■ REQUIRED WORK ■
Among the lines below, count those with "this". Give only the number.

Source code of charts
—————
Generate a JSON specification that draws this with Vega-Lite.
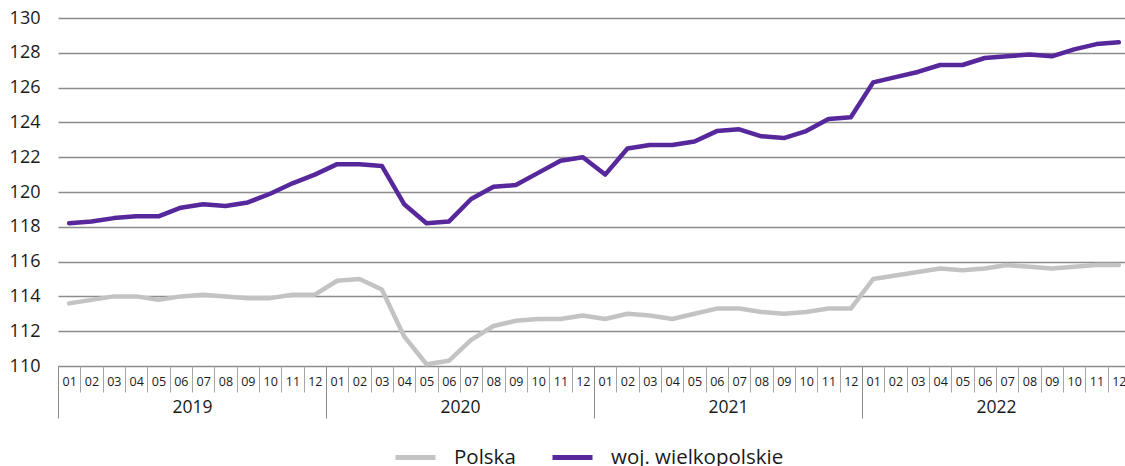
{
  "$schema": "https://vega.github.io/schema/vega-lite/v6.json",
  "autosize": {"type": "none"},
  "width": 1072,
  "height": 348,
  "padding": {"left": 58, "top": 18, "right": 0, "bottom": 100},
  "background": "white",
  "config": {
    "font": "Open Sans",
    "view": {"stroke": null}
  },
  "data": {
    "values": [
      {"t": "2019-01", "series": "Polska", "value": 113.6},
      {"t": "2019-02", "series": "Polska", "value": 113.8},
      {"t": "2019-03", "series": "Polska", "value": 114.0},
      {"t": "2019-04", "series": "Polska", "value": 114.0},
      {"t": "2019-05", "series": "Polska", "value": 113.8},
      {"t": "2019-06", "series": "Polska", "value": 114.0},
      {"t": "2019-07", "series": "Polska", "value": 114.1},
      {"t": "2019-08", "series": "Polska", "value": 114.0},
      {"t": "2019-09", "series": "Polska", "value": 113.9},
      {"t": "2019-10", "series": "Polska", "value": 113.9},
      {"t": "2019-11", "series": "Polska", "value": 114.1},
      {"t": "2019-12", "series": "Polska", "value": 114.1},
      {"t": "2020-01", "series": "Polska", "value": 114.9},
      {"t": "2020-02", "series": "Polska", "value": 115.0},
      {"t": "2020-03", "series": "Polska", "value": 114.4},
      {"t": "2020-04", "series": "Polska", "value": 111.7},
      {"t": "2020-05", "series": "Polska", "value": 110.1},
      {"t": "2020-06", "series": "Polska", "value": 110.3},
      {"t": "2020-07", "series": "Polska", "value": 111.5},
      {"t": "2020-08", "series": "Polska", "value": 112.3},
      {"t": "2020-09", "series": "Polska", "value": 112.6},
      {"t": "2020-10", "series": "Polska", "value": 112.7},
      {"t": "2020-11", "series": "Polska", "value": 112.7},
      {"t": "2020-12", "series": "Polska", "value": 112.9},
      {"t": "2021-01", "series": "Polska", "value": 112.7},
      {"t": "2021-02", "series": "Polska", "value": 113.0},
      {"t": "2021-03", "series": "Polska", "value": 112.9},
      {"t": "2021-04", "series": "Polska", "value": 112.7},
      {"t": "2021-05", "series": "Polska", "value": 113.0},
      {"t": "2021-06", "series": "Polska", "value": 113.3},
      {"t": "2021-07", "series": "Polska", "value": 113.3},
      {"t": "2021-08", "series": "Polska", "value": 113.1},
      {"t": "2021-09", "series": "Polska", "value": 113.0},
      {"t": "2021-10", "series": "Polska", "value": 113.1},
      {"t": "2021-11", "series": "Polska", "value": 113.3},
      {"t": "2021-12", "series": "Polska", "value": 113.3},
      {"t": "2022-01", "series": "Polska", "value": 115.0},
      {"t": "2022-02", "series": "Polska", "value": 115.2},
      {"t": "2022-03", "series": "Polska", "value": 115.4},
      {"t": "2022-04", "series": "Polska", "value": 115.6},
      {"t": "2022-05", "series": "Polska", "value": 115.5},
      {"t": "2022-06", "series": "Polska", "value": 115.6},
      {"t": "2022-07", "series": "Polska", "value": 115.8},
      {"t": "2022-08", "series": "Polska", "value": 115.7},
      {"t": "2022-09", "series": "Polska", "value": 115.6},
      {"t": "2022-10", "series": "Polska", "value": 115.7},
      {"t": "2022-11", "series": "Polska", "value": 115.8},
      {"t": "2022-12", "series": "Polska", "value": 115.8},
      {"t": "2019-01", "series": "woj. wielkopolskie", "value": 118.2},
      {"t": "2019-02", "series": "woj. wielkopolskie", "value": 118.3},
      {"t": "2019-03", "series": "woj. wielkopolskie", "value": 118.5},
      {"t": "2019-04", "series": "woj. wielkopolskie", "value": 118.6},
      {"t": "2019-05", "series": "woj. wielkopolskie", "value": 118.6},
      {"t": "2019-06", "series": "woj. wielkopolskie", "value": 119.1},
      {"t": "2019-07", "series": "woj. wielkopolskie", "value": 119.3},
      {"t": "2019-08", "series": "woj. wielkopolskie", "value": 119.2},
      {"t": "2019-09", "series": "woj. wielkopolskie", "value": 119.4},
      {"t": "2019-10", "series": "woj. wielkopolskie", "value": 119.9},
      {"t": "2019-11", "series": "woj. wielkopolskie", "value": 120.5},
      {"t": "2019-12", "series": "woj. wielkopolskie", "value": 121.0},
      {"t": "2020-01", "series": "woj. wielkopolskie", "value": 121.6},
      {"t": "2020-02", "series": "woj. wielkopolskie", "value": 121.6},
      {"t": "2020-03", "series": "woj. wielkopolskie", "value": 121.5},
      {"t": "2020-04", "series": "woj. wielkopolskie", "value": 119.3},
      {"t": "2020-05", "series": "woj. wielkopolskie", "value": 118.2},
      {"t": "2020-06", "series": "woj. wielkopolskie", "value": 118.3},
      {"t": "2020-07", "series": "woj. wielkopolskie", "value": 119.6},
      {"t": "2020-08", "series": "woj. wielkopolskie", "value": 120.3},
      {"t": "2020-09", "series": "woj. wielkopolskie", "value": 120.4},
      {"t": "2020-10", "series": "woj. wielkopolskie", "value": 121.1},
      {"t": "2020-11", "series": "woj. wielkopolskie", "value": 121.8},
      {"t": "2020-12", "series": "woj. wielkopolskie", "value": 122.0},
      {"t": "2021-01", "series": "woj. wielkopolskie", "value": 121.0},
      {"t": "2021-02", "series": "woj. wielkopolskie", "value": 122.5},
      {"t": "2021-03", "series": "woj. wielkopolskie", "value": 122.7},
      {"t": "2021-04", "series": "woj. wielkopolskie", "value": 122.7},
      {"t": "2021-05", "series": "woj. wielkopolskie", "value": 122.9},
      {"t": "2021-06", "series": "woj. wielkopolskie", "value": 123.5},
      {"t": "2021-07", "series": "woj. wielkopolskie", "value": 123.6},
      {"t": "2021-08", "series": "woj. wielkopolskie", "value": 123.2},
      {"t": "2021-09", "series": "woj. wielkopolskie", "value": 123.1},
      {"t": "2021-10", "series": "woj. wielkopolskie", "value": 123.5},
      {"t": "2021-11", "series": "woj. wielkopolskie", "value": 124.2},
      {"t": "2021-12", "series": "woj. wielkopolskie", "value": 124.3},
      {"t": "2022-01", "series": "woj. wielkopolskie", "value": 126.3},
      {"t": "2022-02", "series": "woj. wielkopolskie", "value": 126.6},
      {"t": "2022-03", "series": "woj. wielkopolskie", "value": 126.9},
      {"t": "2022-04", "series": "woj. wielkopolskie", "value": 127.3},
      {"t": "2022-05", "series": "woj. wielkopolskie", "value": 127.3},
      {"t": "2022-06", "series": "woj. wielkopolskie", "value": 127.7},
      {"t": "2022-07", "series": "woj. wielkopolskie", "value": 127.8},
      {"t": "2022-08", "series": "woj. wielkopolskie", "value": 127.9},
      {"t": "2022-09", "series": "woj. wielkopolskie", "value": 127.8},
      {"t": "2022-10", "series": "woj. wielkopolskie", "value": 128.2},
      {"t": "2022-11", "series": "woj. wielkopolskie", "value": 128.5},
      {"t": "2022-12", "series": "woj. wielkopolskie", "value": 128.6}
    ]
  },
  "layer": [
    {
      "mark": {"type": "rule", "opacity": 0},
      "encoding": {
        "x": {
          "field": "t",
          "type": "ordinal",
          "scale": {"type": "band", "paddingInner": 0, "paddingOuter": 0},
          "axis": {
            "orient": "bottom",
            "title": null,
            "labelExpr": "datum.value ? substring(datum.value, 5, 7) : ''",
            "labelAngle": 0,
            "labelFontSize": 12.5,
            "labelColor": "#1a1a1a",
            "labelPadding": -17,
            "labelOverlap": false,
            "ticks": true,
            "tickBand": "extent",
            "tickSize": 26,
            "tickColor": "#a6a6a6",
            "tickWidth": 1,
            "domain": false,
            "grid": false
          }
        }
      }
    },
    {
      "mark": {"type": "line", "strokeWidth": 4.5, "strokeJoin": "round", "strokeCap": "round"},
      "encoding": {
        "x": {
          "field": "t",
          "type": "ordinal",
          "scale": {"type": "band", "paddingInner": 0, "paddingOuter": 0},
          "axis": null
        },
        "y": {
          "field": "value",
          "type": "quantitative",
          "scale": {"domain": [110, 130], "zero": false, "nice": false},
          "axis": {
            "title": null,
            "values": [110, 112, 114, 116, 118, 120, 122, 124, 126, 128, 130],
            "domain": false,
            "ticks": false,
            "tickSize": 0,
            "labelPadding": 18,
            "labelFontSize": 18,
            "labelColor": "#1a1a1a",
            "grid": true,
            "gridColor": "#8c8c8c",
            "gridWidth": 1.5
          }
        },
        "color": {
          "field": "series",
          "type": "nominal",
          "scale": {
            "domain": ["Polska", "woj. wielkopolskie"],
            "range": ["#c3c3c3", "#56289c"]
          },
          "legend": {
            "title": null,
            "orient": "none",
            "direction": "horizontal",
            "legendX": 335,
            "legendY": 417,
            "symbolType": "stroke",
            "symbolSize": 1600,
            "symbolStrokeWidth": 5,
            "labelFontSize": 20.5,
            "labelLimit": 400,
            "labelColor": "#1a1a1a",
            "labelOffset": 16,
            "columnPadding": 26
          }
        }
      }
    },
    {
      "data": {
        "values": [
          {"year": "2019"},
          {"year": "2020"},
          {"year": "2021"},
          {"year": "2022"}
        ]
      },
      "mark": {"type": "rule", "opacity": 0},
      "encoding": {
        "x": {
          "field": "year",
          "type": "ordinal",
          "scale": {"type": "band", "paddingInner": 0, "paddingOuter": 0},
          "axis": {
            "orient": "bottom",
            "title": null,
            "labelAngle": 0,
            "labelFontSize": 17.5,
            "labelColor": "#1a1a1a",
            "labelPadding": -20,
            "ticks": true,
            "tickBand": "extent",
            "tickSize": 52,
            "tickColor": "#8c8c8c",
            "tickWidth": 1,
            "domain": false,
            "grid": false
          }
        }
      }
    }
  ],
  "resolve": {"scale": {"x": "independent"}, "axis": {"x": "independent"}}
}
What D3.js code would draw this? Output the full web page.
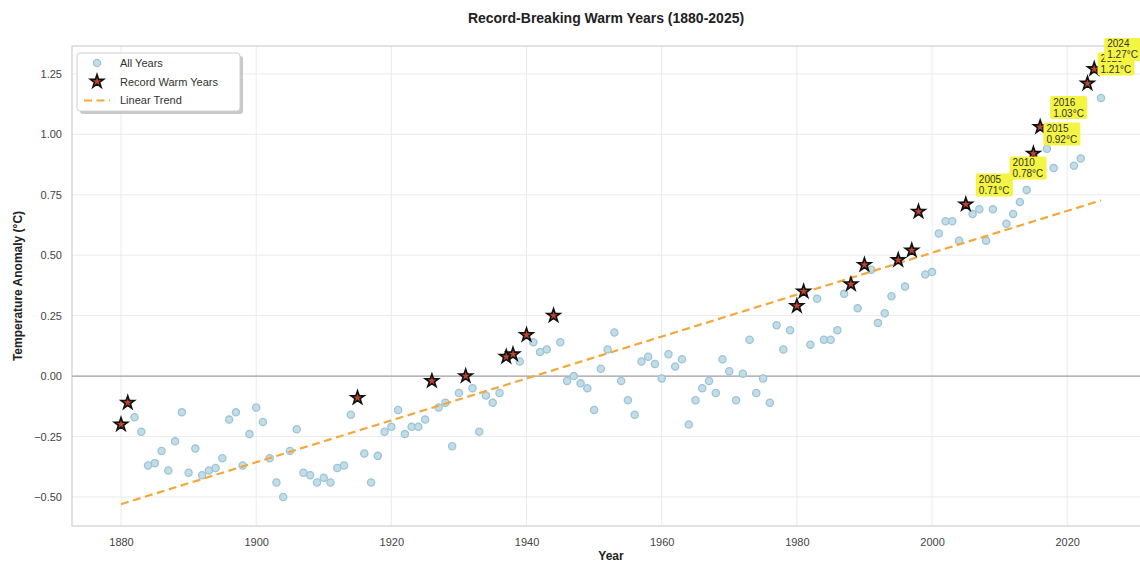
—————
■ ANSWER IN FULL ■
2